# Random Experiment exercise

1. Sep 13, 2013

### Thunderbird88

Hello,

1. The problem statement, all variables and given/known data

Suppose we have two boxes, numbered 1 and 2.
Box 1 contains 10 white and 6 numbered red balls, while Box 2 contains 8 white and 12 numbered red balls.
We take out 2 balls from Box 1 and are transferred in Box 2. Then, we choose 1 ball from Box 2.

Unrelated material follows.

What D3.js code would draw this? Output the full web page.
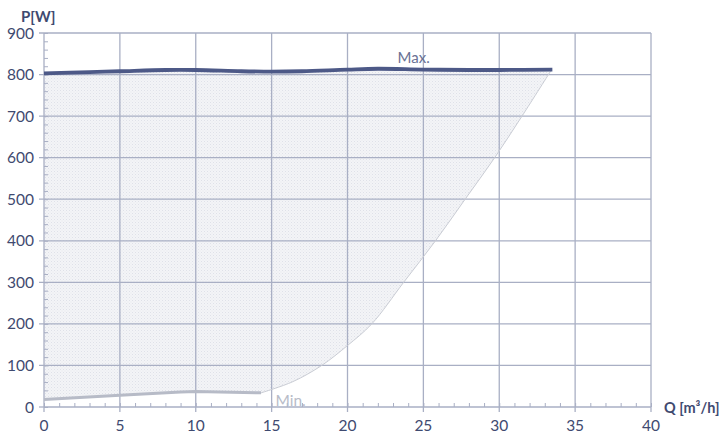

a) Find the probability to take out one red ball from Box 2 and
b) Find the probability that we transferred one red and one white ball from Box 1 in Box 2, given that we took out a red ball from Box 2.

2. Relevant equations

The relevant relations are the Law of Total Probability:
$$P(B) = \sum_{i=1}^n P(A_i)P(B|A_i)$$

and the Bayes Theorem:
$$P(A_i|B) = \dfrac{P(A_i)P(B|A_i)}{\sum_{i=1}^n P(A_i)P(B|A_i)}$$

3. The attempt at a solution

My solution is:

Suppose we have the following events:

A1: we transferred two white balls from Box 1 to Box 2
A2: we transferred one white and one red ball from Box 1 to Box 2
A3: we transferred two red balls from Box 1 to Box 2
B: we took out one red ball from Box 2

a) Applying the Law of total probability, I have:

$$P(B) = P(A1)P(B|A1) + P(A2)P(B|A2) + P(A3)P(B|A3) =$$
\begin{align} = \dfrac{\binom{10}{2}}{\binom{16}{2}} \cdot \dfrac{\binom{12}{1}}{\binom{22}{1}} + \dfrac{\binom{10}{1} \cdot \binom{6}{1}}{\binom{16}{2}} \cdot \dfrac{\binom{13}{1}}{\binom{22}{1}} + \dfrac{\binom{6}{2}}{\binom{16}{2}} \cdot \dfrac{\binom{14}{1}}{\binom{22}{1}} =\\\\ = \dfrac{45}{120} \cdot \dfrac{12}{22} + \dfrac{10 \cdot 6}{120} \cdot \dfrac{13}{22} + \dfrac{15 \cdot 14}{120 \cdot 22} = 0.5795 \end{align}

b) $$P(A2|B) = \dfrac{\text{P(A2)} \cdot \text{P(B|A2)}}{\text{P(B)}} = \dfrac{\dfrac{\binom{10}{1} \cdot \binom{6}{1}}{\binom{16}{2}} \cdot \dfrac{\binom{13}{1}}{\binom{22}{1}}}{0.5795} = 0.5099$$

4. Textbook's Solution

The textbook confuses me, because it defines the event B as "we take out a white ball from Box 2" and then for question (a), it computes:

$$P(B) = P(A1)P(B|A1) + P(A2)P(B|A2) + P(A3)P(B|A3) =$$

\begin{align} = \dfrac{\binom{10}{2}}{\binom{16}{2}} \cdot \dfrac{\binom{10}{1}}{\binom{22}{1}} + \dfrac{\binom{10}{1} \cdot \binom{6}{1}}{\binom{16}{2}} \cdot \dfrac{\binom{9}{1}}{\binom{22}{1}} + \dfrac{\binom{6}{2}}{\binom{16}{2}} \cdot \dfrac{\binom{8}{1}}{\binom{22}{1}} \text{It stops here.} \end{align}

Also, for (b), it computes:

$$P(A2|B) = \dfrac{\text{P(A2)} \cdot \text{P(B|A2)}}{\text{P(B)}} = \dfrac{\binom{10}{1} \cdot \binom{6}{1}}{\binom{16}{2}} \cdot \dfrac{\binom{9}{1}}{\binom{22}{1}}$$

Shouldn't this be divided by P(B), as well?

Is the textbook wrong or am I missing something?

Thank you.

Last edited: Sep 13, 2013
2. Sep 13, 2013

### Staff: Mentor

I agree that this should get divided by P(B).